Exercise =
Only the lines from the start of the data through the line containing "st_pos = [1, 2, 3, 4, 5, 6, 7.5, 8.5, 9.5]" should be written out, exactly as they are, with both ends included and the pictures left out.

■ ■ ■ ■ ■ ■ ■

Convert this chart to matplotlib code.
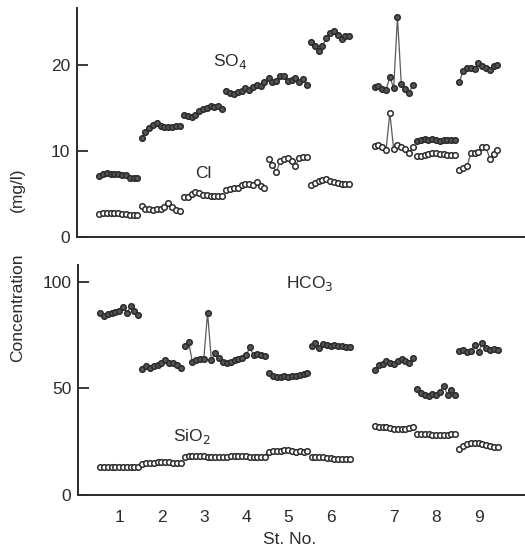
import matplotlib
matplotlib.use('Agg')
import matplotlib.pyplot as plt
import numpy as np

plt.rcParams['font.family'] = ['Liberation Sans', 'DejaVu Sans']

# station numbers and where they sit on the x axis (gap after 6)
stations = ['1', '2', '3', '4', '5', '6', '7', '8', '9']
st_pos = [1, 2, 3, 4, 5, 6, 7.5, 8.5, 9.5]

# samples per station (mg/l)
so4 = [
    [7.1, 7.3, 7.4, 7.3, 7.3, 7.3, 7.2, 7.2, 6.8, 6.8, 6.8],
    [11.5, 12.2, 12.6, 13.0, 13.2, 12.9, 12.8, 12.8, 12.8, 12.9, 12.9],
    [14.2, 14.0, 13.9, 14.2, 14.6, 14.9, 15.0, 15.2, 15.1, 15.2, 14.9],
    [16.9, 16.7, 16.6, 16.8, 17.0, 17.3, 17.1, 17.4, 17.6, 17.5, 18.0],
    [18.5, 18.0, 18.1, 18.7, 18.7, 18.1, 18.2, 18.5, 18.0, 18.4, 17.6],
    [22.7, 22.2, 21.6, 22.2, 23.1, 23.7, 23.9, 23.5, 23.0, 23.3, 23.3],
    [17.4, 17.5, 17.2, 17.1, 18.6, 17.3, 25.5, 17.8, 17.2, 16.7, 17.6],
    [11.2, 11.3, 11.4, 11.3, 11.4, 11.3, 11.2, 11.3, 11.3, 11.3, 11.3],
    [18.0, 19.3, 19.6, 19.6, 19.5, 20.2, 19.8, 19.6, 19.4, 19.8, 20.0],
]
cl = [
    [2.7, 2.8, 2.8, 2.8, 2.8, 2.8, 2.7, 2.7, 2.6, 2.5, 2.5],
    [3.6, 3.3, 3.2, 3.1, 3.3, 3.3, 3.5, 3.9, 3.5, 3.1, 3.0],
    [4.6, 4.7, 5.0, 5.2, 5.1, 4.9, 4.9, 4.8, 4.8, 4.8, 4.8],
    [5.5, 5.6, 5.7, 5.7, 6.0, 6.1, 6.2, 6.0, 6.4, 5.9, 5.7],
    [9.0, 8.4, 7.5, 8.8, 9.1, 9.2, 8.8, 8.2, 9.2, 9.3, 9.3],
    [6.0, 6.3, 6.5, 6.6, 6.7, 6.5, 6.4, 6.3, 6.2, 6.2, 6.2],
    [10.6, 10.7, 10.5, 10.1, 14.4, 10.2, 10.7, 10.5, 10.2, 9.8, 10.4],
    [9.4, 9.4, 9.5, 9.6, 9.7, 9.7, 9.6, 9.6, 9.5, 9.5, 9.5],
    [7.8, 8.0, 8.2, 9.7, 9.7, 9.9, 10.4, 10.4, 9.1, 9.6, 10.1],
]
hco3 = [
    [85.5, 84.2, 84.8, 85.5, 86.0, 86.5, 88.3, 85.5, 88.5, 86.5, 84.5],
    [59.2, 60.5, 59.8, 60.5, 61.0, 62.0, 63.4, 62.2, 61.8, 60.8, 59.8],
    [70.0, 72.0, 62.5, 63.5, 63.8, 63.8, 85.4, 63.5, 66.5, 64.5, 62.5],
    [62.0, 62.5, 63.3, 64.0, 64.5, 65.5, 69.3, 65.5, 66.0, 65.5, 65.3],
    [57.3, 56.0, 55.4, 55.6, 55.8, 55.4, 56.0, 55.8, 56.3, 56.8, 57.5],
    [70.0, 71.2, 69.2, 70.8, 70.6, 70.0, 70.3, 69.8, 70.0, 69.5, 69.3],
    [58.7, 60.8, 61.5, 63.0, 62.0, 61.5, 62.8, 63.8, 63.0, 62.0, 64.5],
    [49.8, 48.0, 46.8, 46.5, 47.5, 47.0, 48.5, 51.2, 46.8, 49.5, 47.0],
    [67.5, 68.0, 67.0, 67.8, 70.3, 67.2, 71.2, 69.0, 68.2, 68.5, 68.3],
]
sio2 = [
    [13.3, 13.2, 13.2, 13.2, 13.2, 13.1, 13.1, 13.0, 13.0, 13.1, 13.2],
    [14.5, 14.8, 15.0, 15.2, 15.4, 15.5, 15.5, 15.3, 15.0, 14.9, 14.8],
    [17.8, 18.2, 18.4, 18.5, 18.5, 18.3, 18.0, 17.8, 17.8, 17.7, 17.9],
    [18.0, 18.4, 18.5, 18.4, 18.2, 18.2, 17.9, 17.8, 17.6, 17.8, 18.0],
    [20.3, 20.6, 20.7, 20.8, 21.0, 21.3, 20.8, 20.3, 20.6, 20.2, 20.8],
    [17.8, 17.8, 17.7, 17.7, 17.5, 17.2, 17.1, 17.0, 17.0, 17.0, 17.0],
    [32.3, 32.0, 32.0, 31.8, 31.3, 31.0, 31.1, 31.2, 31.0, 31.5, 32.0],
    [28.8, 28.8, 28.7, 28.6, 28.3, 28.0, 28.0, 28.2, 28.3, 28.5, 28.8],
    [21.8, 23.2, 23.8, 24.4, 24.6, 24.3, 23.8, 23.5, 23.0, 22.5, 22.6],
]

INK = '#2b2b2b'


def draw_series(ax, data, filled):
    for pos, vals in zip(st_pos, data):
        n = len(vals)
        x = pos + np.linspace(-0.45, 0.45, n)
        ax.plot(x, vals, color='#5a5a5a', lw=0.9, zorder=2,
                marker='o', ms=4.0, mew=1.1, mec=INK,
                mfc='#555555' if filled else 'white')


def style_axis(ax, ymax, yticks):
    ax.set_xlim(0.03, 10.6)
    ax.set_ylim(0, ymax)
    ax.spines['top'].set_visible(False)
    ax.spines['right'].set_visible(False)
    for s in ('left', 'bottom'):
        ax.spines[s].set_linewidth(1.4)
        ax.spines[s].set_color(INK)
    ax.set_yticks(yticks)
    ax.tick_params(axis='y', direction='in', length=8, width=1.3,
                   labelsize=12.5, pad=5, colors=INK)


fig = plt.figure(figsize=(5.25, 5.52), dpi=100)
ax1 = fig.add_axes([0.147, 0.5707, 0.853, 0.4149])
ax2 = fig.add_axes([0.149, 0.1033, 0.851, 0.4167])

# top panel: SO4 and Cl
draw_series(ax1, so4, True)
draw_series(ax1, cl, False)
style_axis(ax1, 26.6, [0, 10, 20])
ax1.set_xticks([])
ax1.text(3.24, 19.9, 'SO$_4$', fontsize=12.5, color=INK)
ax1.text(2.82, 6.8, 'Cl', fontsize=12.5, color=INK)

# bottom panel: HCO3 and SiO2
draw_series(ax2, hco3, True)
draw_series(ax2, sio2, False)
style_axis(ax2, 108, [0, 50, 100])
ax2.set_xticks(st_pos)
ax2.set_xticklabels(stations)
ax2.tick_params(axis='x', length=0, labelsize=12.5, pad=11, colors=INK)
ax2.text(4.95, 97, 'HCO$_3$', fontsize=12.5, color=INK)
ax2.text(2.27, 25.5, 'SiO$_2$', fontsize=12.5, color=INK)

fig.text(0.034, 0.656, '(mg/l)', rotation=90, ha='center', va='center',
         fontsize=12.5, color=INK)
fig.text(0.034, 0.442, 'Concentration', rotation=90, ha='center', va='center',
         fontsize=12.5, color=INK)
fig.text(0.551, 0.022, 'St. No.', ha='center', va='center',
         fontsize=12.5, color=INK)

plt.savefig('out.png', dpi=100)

■ ■ ■ ■ ■ ■ ■

Solution to this task =
Convert this chart to matplotlib code.
import matplotlib
matplotlib.use('Agg')
import matplotlib.pyplot as plt
import numpy as np

plt.rcParams['font.family'] = ['Liberation Sans', 'DejaVu Sans']

# station numbers and where they sit on the x axis (gap after 6)
stations = ['1', '2', '3', '4', '5', '6', '7', '8', '9']
st_pos = [1, 2, 3, 4, 5, 6, 7.5, 8.5, 9.5]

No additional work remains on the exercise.